Copy out all lines that carry the word "React".
━━ Dataset extract ━━
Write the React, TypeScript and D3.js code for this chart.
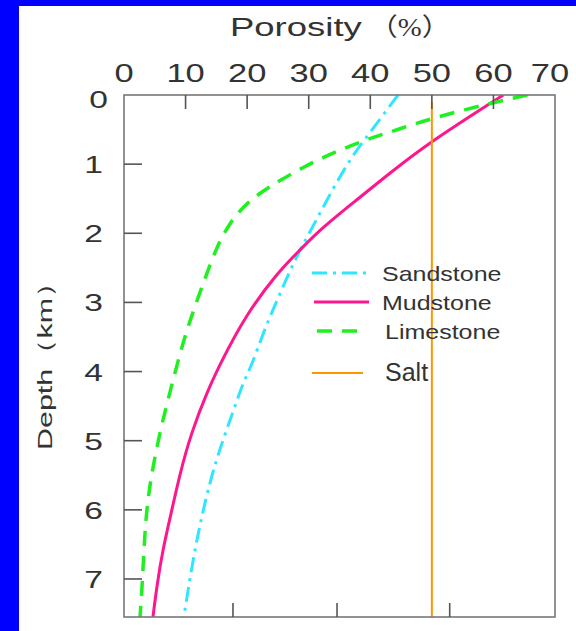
import React from 'react';
import * as d3 from 'd3';

// depth in km, porosity in %
const SAND_DEPTH = [0, 0.6, 0.86, 1.36, 1.8, 2.19, 2.53, 2.96, 3.44, 3.9, 4.17, 4.51, 5.18, 5.72, 6.23, 6.73, 7.28, 7.55];
const SAND_POROSITY = [44.5, 39.5, 37.2, 33.9, 31.3, 28.9, 27.0, 24.9, 22.6, 20.8, 19.3, 18.0, 15.3, 13.6, 12.3, 11.2, 10.2, 9.7];

const MUD_DEPTH = [0, 0.65, 1.09, 1.56, 1.95, 2.24, 2.58, 3.21, 3.84, 4.27, 4.89, 5.47, 6.11, 6.58, 7.06, 7.55];
const MUD_POROSITY = [61.6, 50.2, 43.7, 37.2, 31.8, 28.6, 24.8, 19.6, 15.9, 13.6, 10.9, 9.1, 7.5, 6.3, 5.4, 4.7];

const LIME_DEPTH = [0, 0.13, 0.33, 0.49, 0.64, 0.81, 1.04, 1.32, 1.55, 1.84, 2.19, 2.57, 2.96, 3.4, 3.9, 4.46, 4.89, 5.38, 5.82, 6.3, 6.84, 7.31, 7.55];
const LIME_POROSITY = [65.5, 59.0, 50.2, 44.8, 39.5, 34.6, 29.1, 23.7, 20.0, 17.2, 15.1, 13.5, 11.9, 10.2, 8.6, 7.0, 5.8, 4.7, 3.9, 3.4, 3.1, 2.8, 2.6];

const SALT_DEPTH = [0.1, 7.55];
const SALT_POROSITY = [50, 50];

const X_TICK_LABELS = [0, 10, 20, 30, 40, 50, 60, 70];
const X_TOP_TICKS = [10, 20, 30, 40, 50, 60];
const X_BOTTOM_TICKS = [17.7, 34.6, 52.9];
const Y_TICKS = [0, 1, 2, 3, 4, 5, 6, 7];

const SERIES = [
  { name: 'Sandstone', depth: SAND_DEPTH, porosity: SAND_POROSITY, color: '#2ee6ff', width: 3, dash: '15 6 3 6' },
  { name: 'Mudstone', depth: MUD_DEPTH, porosity: MUD_POROSITY, color: '#ff168e', width: 3, dash: null },
  { name: 'Limestone', depth: LIME_DEPTH, porosity: LIME_POROSITY, color: '#1ff01f', width: 3.5, dash: '15 10' },
  { name: 'Salt', depth: SALT_DEPTH, porosity: SALT_POROSITY, color: '#ff9500', width: 2, dash: null },
];

const W = 576;
const H = 631;
const FONT = '"Liberation Sans", Arial, sans-serif';
const TEXT = '#333';
const AXIS = '#777';

const x = d3.scaleLinear().domain([0, 70]).range([124, 555]);
const y = d3.scaleLinear().domain([0, 7.55]).range([95, 617]);

// the original text is drawn wider than normal glyphs
const Stretch = ({ tx, ty, sx, size, anchor = 'start', rotate = 0, family = FONT, children }: any) => (
  <text
    transform={`translate(${tx},${ty}) rotate(${rotate}) scale(${sx},1)`}
    fontFamily={family}
    fontSize={size}
    fill={TEXT}
    textAnchor={anchor}
  >
    {children}
  </text>
);

export default function App() {
  const line = (s: any) =>
    d3
      .line<number>()
      .x((_, i) => x(s.porosity[i]))
      .y((d) => y(d))
      .curve(d3.curveBasis)(s.depth) as string;

  const [x0, x1] = x.range();
  const [y0, y1] = y.range();

  const legendY = [273, 302, 331, 373];
  const legendX = [[312, 368], [314, 369], [317, 364], [312, 363]];

  return (
    <div style={{ position: 'fixed', left: 0, top: 0 }}>
      <svg width={W} height={H} style={{ display: 'block' }}>
        <rect x={0} y={0} width={W} height={H} fill="#0000ff" />
        <rect x={19} y={6} width={W - 19} height={H - 6} fill="#ffffff" />

        <defs>
          <clipPath id="plot">
            <rect x={x0} y={y0} width={x1 - x0} height={y1 - y0} />
          </clipPath>
        </defs>

        {/* title */}
        <Stretch tx={230} ty={36} sx={1.46} size={25}>Porosity</Stretch>
        <Stretch tx={369} ty={36} sx={1.15} size={25} family={'"Liberation Serif", "Noto Sans CJK SC", serif'}>
          （%）
        </Stretch>

        {/* x tick labels on top */}
        {X_TICK_LABELS.map((t) => (
          <Stretch key={t} tx={x(t) - (t === 70 ? 5 : 0)} ty={82} sx={1.38} size={25} anchor="middle">
            {t}
          </Stretch>
        ))}

        {/* y tick labels */}
        {Y_TICKS.map((t) => (
          <Stretch key={t} tx={t === 0 ? 108 : 103} ty={y(t) + 9 + (t === 0 ? 4 : 0)} sx={1.4} size={24} anchor="end">
            {t}
          </Stretch>
        ))}

        <Stretch tx={52} ty={450} sx={1.45} size={21} rotate={-90}>
          Depth（km）
        </Stretch>

        {/* curves */}
        <g clipPath="url(#plot)">
          {SERIES.map((s) => (
            <path
              key={s.name}
              d={line(s)}
              fill="none"
              stroke={s.color}
              strokeWidth={s.width}
              strokeDasharray={s.dash || undefined}
            />
          ))}
        </g>

        {/* frame and ticks */}
        <rect x={x0} y={y0} width={x1 - x0} height={y1 - y0} fill="none" stroke={AXIS} strokeWidth={1.6} />
        {X_TOP_TICKS.map((t) => (
          <line key={'t' + t} x1={x(t)} x2={x(t)} y1={y0} y2={y0 + 14} stroke="#555" strokeWidth={1.6} />
        ))}
        {X_BOTTOM_TICKS.map((t) => (
          <line key={'b' + t} x1={x(t)} x2={x(t)} y1={y1} y2={y1 - 14} stroke="#555" strokeWidth={1.6} />
        ))}
        {Y_TICKS.filter((t) => t > 0).map((t) => (
          <line key={'y' + t} x1={x0} x2={x0 + 18} y1={y(t)} y2={y(t)} stroke="#555" strokeWidth={1.6} />
        ))}

        {/* legend */}
        {SERIES.map((s, i) => (
          <g key={'lg' + s.name}>
            <line
              x1={legendX[i][0]}
              x2={legendX[i][1]}
              y1={legendY[i]}
              y2={legendY[i]}
              stroke={s.color}
              strokeWidth={s.width}
              strokeDasharray={s.dash || undefined}
            />
            {s.name === 'Salt' ? (
              <Stretch tx={385} ty={legendY[i] + 8} sx={1} size={25}>
                {s.name}
              </Stretch>
            ) : (
              <Stretch tx={i === 2 ? 385 : 382} ty={legendY[i] + 8} sx={1.19} size={21}>
                {s.name}
              </Stretch>
            )}
          </g>
        ))}
      </svg>
    </div>
  );
}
━━━
Result of the exercise »
Write the React, TypeScript and D3.js code for this chart.
import React from 'react';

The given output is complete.